▶ [GIVEN PROBLEM] Leaving out the pictures, retype the lines from the beginning of the listing through the line containing "from matplotlib import pyplot as plt".

-- Begin --

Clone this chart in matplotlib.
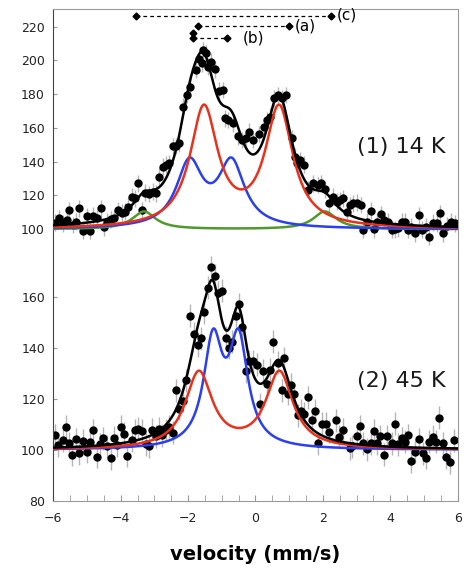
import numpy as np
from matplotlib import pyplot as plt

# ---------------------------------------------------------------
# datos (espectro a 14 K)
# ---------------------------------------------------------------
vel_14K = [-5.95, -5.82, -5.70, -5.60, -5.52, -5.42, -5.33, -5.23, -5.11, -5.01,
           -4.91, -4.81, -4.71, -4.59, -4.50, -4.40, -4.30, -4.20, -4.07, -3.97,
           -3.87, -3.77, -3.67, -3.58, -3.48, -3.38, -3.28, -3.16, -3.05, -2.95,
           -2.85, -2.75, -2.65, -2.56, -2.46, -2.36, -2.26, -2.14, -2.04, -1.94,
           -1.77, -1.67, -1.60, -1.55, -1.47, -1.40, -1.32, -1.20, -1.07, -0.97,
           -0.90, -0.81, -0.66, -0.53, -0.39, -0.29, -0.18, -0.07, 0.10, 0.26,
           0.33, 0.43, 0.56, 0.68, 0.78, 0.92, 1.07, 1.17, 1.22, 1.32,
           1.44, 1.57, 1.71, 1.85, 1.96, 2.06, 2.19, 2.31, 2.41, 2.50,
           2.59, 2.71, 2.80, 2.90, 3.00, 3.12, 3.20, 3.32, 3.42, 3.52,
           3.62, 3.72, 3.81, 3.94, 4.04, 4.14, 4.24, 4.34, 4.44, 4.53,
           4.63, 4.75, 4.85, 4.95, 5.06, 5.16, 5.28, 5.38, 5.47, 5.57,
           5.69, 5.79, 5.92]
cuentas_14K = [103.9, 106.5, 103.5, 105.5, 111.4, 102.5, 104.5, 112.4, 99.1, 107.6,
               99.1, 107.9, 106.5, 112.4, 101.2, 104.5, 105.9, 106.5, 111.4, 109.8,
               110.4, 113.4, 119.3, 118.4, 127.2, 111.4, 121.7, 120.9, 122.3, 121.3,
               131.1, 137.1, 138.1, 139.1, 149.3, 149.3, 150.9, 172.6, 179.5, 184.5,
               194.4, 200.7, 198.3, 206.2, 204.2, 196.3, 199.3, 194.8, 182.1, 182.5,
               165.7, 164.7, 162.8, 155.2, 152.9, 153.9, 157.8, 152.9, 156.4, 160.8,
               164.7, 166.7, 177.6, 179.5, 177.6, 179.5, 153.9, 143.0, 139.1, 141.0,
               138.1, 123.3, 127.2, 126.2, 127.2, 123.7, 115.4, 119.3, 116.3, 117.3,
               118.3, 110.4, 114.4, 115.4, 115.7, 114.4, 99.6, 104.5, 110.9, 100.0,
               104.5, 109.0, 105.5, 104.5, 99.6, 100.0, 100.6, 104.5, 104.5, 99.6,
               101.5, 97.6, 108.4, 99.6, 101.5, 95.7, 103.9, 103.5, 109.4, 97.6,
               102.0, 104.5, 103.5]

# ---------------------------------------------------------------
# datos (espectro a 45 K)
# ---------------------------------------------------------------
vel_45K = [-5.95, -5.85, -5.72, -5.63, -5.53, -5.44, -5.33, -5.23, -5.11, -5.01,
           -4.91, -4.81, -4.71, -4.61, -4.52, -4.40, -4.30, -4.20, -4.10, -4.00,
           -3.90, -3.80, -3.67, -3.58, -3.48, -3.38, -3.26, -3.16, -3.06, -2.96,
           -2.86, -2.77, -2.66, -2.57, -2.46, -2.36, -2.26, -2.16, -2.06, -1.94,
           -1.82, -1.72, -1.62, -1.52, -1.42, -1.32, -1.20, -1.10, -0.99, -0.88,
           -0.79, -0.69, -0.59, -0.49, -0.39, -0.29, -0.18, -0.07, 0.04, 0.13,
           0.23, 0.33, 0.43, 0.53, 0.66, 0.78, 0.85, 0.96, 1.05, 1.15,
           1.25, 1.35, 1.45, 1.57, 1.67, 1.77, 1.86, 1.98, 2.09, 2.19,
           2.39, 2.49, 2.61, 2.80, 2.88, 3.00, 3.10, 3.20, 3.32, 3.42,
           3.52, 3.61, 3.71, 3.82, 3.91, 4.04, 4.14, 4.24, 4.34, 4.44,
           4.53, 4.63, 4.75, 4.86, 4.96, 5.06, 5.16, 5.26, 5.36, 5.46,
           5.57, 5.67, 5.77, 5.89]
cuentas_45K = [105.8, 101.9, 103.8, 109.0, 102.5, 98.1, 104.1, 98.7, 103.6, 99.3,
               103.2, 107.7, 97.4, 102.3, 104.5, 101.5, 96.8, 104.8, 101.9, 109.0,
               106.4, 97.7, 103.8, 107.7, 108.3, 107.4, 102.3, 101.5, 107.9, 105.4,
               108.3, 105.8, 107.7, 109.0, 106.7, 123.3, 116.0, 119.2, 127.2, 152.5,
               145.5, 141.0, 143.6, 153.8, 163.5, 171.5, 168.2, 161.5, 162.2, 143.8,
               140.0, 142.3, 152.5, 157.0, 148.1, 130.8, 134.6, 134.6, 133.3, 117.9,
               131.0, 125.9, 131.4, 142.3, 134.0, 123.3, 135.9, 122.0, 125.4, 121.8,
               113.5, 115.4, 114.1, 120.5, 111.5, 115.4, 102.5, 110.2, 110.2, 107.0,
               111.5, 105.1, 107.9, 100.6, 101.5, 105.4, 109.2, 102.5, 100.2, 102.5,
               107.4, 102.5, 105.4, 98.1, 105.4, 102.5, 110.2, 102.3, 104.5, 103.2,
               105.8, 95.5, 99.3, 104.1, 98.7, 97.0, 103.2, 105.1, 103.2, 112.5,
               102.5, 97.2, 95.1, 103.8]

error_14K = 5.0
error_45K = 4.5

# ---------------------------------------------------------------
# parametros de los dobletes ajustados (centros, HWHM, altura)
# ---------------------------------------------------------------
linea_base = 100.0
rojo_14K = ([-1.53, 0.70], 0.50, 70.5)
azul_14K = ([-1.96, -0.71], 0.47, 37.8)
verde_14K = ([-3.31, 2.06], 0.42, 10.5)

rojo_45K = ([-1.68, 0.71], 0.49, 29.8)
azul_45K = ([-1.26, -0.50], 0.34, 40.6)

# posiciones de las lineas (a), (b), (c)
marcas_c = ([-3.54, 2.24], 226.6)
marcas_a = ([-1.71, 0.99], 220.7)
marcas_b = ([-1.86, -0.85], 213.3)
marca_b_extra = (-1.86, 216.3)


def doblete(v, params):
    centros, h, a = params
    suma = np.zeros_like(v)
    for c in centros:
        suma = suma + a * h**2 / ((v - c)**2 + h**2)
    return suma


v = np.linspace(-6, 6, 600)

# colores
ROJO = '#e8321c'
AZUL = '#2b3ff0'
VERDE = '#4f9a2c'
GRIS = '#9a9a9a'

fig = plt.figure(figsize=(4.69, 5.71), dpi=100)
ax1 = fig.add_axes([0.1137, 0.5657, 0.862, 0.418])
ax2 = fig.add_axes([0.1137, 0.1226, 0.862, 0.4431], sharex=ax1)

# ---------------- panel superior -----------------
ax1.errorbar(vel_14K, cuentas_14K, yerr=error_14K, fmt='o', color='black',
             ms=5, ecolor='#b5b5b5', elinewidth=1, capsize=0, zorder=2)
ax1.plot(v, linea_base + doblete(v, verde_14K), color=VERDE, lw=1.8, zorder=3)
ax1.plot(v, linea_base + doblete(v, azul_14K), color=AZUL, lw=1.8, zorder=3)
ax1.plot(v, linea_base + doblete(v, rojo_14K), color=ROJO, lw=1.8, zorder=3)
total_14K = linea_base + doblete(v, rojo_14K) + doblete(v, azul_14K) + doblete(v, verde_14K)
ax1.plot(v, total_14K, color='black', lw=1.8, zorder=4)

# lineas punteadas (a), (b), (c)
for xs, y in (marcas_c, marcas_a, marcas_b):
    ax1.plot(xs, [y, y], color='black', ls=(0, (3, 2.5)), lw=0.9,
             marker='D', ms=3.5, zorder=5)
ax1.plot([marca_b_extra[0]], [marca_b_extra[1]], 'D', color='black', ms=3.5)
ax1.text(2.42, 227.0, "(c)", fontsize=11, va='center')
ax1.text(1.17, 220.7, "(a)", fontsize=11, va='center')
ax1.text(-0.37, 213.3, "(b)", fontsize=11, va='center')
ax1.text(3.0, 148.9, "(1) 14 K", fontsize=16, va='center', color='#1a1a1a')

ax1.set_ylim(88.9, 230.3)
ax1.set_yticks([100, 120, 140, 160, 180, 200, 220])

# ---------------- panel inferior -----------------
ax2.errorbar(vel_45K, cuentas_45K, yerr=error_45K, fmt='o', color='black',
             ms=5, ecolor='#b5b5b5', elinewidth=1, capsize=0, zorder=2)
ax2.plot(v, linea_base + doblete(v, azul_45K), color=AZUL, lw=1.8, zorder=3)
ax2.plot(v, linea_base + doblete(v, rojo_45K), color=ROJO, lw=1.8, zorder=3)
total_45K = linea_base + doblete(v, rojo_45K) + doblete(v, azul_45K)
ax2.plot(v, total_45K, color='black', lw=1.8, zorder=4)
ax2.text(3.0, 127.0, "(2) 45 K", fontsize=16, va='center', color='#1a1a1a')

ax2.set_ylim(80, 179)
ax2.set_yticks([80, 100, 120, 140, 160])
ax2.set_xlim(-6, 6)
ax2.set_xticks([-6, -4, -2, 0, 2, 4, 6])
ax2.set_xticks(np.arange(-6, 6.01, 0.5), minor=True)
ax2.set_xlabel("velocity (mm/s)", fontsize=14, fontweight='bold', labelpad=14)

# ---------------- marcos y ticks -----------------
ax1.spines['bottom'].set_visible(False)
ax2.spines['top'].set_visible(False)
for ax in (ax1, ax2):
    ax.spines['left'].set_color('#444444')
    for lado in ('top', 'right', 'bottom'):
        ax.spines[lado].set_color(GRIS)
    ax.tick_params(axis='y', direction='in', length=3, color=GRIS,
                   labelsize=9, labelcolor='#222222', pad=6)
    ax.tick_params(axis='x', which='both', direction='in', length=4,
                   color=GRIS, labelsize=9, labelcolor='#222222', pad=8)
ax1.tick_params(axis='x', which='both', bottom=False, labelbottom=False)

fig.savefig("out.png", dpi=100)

-- End --

▶ [SOLUTION FOR THIS PROBLEM]
Clone this chart in matplotlib.
import numpy as np
from matplotlib import pyplot as plt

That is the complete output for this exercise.